**Direction**:
Search the records for the word "this" and report each line that has it.

**Data entries**:
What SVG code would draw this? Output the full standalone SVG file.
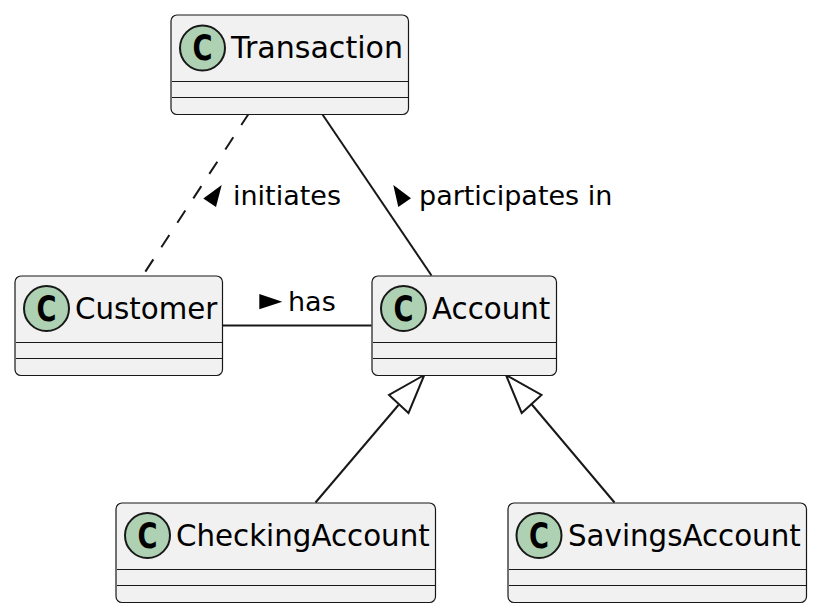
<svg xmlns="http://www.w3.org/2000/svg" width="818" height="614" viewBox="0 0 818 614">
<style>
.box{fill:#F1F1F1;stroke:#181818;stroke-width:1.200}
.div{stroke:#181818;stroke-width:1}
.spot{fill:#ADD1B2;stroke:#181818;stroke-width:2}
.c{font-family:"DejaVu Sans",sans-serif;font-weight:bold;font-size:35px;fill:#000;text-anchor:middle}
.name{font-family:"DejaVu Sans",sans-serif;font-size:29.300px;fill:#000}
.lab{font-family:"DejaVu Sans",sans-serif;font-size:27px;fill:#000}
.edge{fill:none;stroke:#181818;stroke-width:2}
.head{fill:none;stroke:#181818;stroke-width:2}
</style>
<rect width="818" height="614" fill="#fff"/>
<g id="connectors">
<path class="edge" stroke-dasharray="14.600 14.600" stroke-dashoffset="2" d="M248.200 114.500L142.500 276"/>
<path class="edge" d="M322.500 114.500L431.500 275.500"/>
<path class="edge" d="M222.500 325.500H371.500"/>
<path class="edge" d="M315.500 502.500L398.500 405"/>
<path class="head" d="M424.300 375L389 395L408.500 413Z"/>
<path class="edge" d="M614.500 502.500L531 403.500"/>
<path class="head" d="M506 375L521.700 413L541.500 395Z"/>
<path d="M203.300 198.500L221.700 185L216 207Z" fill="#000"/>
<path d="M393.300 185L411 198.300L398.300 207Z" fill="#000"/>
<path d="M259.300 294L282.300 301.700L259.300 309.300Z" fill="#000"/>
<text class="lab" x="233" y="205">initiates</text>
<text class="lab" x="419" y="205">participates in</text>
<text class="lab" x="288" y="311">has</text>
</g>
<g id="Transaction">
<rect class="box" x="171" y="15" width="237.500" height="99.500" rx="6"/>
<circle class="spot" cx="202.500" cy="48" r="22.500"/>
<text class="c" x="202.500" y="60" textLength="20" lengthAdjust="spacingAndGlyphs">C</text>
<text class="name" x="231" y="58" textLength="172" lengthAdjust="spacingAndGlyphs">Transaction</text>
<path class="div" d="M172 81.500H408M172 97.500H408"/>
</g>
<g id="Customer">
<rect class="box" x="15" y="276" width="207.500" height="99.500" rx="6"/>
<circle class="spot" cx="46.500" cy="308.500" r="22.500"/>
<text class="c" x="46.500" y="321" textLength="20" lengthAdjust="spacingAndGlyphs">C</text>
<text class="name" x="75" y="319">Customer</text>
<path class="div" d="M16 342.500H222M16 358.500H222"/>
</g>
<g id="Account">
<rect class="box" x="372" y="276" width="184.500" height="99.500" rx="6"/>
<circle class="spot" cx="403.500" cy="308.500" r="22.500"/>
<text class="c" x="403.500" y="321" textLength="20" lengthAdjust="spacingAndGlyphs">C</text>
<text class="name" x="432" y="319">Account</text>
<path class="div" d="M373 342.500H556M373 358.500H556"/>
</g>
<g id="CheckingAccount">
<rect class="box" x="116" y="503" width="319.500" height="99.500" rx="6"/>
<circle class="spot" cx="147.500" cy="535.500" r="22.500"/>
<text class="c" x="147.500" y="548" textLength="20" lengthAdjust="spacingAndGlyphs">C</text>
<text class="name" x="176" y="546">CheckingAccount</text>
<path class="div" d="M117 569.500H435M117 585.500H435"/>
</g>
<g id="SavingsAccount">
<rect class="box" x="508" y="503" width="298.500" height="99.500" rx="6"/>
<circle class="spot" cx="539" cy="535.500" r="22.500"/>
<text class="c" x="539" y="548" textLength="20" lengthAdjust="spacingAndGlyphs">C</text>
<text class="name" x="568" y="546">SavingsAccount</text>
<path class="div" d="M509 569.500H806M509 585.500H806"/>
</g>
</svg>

* * *

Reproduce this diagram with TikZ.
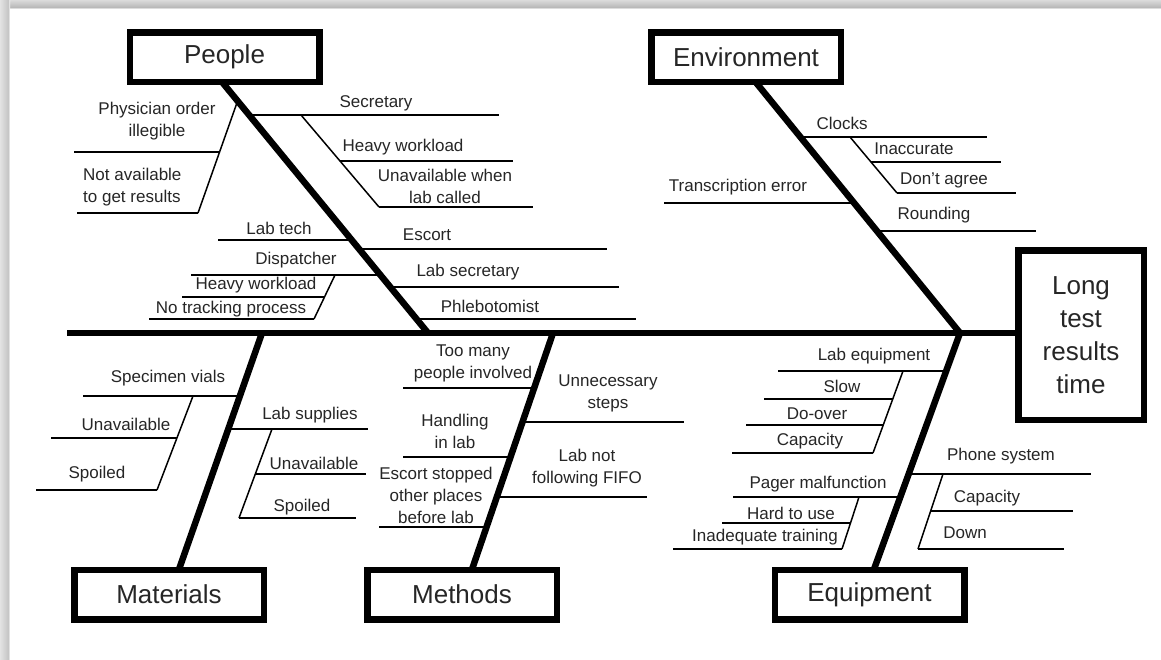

* * *

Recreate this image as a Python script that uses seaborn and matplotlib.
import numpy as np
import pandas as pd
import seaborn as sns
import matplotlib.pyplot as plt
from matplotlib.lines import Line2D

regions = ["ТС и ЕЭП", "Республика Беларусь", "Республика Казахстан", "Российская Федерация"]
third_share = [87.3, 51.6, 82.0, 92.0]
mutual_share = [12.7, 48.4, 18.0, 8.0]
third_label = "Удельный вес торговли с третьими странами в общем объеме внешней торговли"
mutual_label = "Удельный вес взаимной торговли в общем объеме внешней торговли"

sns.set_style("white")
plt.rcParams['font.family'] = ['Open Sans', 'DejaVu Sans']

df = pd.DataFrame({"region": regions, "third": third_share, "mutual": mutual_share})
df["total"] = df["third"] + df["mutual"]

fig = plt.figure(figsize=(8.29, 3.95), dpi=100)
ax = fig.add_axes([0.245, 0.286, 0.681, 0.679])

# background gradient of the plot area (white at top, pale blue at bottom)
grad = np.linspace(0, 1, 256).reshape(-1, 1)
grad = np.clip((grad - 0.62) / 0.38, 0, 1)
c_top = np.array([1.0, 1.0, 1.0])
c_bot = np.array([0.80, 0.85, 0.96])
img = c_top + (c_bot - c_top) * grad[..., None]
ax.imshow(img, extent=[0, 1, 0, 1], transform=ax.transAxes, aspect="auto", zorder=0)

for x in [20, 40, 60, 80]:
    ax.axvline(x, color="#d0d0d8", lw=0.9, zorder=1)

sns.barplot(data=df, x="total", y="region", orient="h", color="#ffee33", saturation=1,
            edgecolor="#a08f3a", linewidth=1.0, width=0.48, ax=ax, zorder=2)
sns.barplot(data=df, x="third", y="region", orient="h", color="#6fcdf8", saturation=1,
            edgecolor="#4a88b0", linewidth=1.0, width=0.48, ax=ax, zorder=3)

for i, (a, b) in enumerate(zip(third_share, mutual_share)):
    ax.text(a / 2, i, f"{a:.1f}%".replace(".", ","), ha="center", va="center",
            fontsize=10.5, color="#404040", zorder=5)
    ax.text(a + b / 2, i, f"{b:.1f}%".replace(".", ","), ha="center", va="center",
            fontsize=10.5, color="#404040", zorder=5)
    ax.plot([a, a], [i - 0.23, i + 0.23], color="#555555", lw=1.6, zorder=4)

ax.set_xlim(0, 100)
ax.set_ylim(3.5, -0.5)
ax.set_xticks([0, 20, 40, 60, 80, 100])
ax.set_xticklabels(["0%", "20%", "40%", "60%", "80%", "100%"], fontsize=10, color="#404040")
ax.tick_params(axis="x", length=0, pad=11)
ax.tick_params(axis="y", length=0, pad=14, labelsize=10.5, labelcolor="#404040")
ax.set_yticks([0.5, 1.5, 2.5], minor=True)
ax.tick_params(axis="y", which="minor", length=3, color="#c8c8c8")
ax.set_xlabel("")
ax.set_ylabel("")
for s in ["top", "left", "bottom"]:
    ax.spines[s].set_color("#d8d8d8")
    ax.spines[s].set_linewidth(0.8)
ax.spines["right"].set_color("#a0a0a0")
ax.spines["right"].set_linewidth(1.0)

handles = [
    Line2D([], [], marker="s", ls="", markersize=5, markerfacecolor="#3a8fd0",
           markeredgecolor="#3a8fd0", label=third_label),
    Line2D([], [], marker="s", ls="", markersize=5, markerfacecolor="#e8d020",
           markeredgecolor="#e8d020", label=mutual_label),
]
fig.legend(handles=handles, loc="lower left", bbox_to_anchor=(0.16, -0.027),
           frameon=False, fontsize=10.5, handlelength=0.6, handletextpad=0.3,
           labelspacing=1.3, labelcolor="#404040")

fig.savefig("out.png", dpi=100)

**Task response**:
What SVG code would draw this? Output the full standalone SVG file.
Reproduce this diagram with TikZ.
Recreate this image as a Python script that uses seaborn and matplotlib.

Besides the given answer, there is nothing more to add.